先月、訳者解説が出版社のWebから削除されたことで話題になったこの本やっと読んだのである。

記事を削除したというのは、要するに「キャンセル」されてしまったということで、本書の内容の答え合わせになっている。出版社としてはある意味美味しい情況で、高度なマーケティングという疑惑すらもたれている。

本書の内容を正しく理解しているなら削除することはないと考えられるし、編集者らが理解していないとは思われないので、私としてはマーケティングとしてあえて削除したのだと考えている。

著者のヘレン・プラックローズとジェームズ・リンゼイは、フェミニズム版ソーカル事件をおこしたことで知られている。ポストモダン風の意味不明な言葉遣いで無内容な論文を学術誌に投稿したら、そのうちのいくつかがアクセプトされちゃったというソーカル事件の再現実験である。

くわしくはこちらの記事を参照されたい。

というわけなので本書は、ポストモダニズムやポリコレやWokeとかアイデンティティポリティクスを手厳しく批判するものである。

とはいえそうした批判は日本のアンチフィミニズム界隈などでもさんざん見てきたような内容である。外国にも似たようなこと考える人は当然いるよなあって思った(KONAMI)。

ところが日本人による批判は受け入れないが、本書のような西洋人による批判ならありがたく拝聴するという変わった人たちもいるようだ。
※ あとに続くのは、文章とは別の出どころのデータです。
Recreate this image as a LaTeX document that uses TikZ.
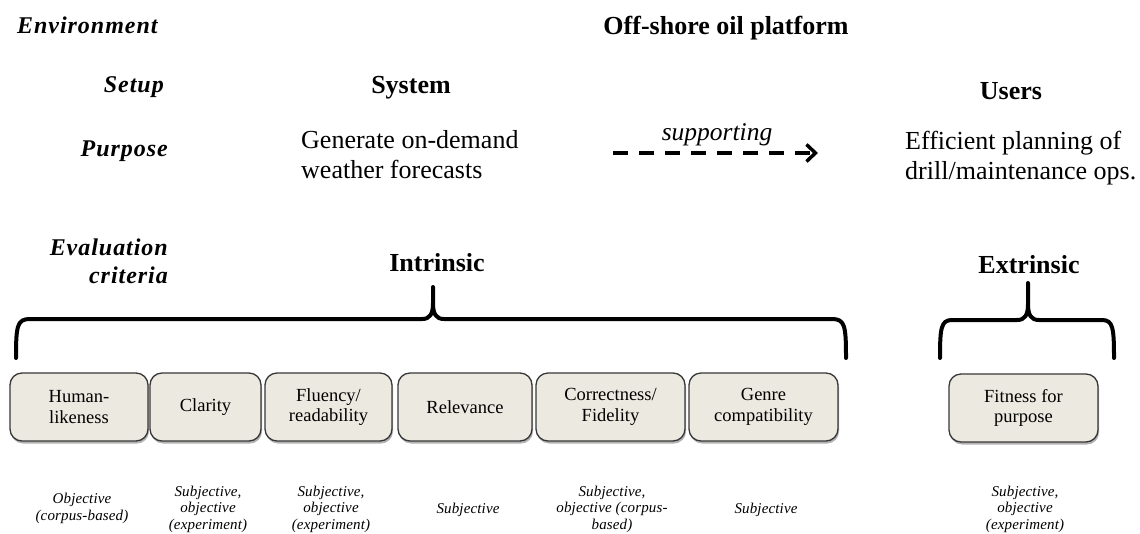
\documentclass[tikz,border=0pt]{standalone}
\usepackage{fontspec}
\setmainfont{Liberation Serif}
\usetikzlibrary{arrows.meta,shadows}
\definecolor{boxfill}{RGB}{236,233,224}
\definecolor{boxline}{RGB}{55,55,55}
\tikzset{
  lbl/.style={font=\fontsize{24}{28}\selectfont\bfseries\itshape\addfontfeature{LetterSpace=4}, inner sep=0},
  head/.style={font=\fontsize{26}{30}\selectfont\bfseries, inner sep=0},
  desc/.style={font=\fontsize{26}{30}\selectfont, inner sep=0, align=left},
  crit/.style={draw=boxline, line width=1.3pt, fill=boxfill, rounded corners=12pt,
    minimum height=68pt, inner sep=0, align=center, font=\fontsize{18.5}{20.5}\selectfont,
    drop shadow={shadow xshift=1pt, shadow yshift=-2.5pt, opacity=0.3, fill=black}},
  meth/.style={font=\fontsize{15}{16.5}\selectfont\itshape\addfontfeature{LetterSpace=1}, inner sep=0, align=center},
  brace/.style={line width=4pt, line cap=round, line join=round},
  supp/.style={line width=4pt, dash pattern=on 15pt off 11pt, -{Straight Barb[length=9pt,width=17pt,line width=3.5pt]}}
}
\begin{document}
\begin{tikzpicture}[x=1pt,y=-1pt]
\useasboundingbox (0,0) rectangle (1140,533);
% left labels
\node[lbl, anchor=base west] (env) at (17,33) {Environment};
\node[lbl, anchor=base east] (setup) at (164,92) {Setup};
\node[lbl, anchor=base east] (purp) at (168,156) {Purpose};
\node[lbl, anchor=base east, align=right] (eval) at (168,283) {Evaluation\\criteria};
% headings
\node[head, anchor=base] (plat) at (726,34) {Off-shore oil platform};
\node[head, anchor=base] (sys) at (411,93) {System};
\node[head, anchor=base] (users) at (1011,99) {Users};
\node[desc, anchor=base west] (gen) at (301,178) {Generate on-demand\\weather forecasts};
\node[desc, anchor=base west] (eff) at (905,179) {Efficient planning of\\drill/maintenance ops.};
% supporting arrow
\coordinate (sa) at (613,153);
\coordinate (sb) at (818,153);
\draw[supp] (sa) -- (sb);
\node[font=\fontsize{25.5}{29}\selectfont\itshape, inner sep=0, anchor=base] (suppl) at (717,140) {supporting};
% intrinsic / extrinsic
\node[head, anchor=base] (intr) at (437,271) {Intrinsic};
\node[head, anchor=base] (extr) at (1029,273) {Extrinsic};
\draw[brace] (16,358) .. controls (16,326) and (17,319) .. (30,319) -- (422,319)
  .. controls (430,319) and (433,314) .. (433,303) -- (433,287) -- (433,303)
  .. controls (433,314) and (436,319) .. (444,319) -- (832,319)
  .. controls (845,319) and (846,326) .. (846,358);
\draw[brace] (940,358) .. controls (940,328) and (941,320) .. (952,320) -- (1017,320)
  .. controls (1025,320) and (1028,315) .. (1028,304) -- (1028,283) -- (1028,304)
  .. controls (1028,315) and (1031,320) .. (1039,320) -- (1102,320)
  .. controls (1113,320) and (1114,328) .. (1114,358);
% criteria boxes
\node[crit, minimum width=138pt] (b1) at (79,407) {Human-\\likeness};
\node[crit, minimum width=111pt] (b2) at (205.5,407) {Clarity};
\node[crit, minimum width=127pt] (b3) at (328.5,407) {Fluency/\\readability};
\node[crit, minimum width=134pt] (b4) at (465,407) {Relevance};
\node[crit, minimum width=149pt] (b5) at (610.5,407) {Correctness/\\Fidelity};
\node[crit, minimum width=149pt] (b6) at (763.5,407) {Genre\\compatibility};
\node[crit, minimum width=149pt] (b7) at (1023.5,408) {Fitness for\\purpose};
% methods
\node[meth, anchor=base] (m1) at (82,520) {Objective\\(corpus-based)};
\node[meth, anchor=base] (m2) at (208,529) {Subjective,\\objective\\(experiment)};
\node[meth, anchor=base] (m3) at (331,529) {Subjective,\\objective\\(experiment)};
\node[meth, anchor=base] (m4) at (468,513) {Subjective};
\node[meth, anchor=base] (m5) at (612,529) {Subjective,\\objective (corpus-\\based)};
\node[meth, anchor=base] (m6) at (766,513) {Subjective};
\node[meth, anchor=base] (m7) at (1025,529) {Subjective,\\objective\\(experiment)};
\end{tikzpicture}
\end{document}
まさに西洋中心の価値観を転倒させることこそが、ポストモダニズムとかポストコロニアリズムだったはずなのだが、、、


本書の内容は日本でもよく見かけるようなものだが、少なくとも私にとっては、読む価値があった。ポストモダニズムについてわかりやすくまとめてあるからだ。

ポストモダニズムは雑にまとめるなら、旧来の価値観を疑うことである。脱構築ってやつだ。

脱構築するのはいいけど、それでは後になにも残らないし、なにも達成できない。最初の世代はそれでよかったかもしれないが、後に続いた人たちは満足できず、政治的活動に身を投じていったのである。

終わりなき解体と断絶-あるいは彼らが言うところの「脱構築」-は自分自身を消費し尽くすハメになったにとどまらない。おもしろいものすべてを消費し尽くすので、退屈になってしまう運命にあった。
つまり、〈理論〉はニヒリスティックな絶望だけでは満足できなかったということだ。それは何かやるべきこと、実践可能な内容を必要としていた。

こうしてポストモダニズムは政治的に実践可能なかたちで応用されることになるのだが、あらゆるものに懐疑を向けるが自分たちの正しさだけは疑わないという極めて独善的な活動になっているのは、見ての通りである。

またポストモダンの巨人たちも、ほとんどが白人男性だったこともあり、活動家たちの批判に晒されるようになるのであった。

個人的にはフーコーの生権力批判などは、昨今の日本においては極めて有効であるように感じられるし、ポストモダンすべてを捨て去るのは惜しいと思うのだが、それを応用した人たちのお行儀が悪すぎたね。。。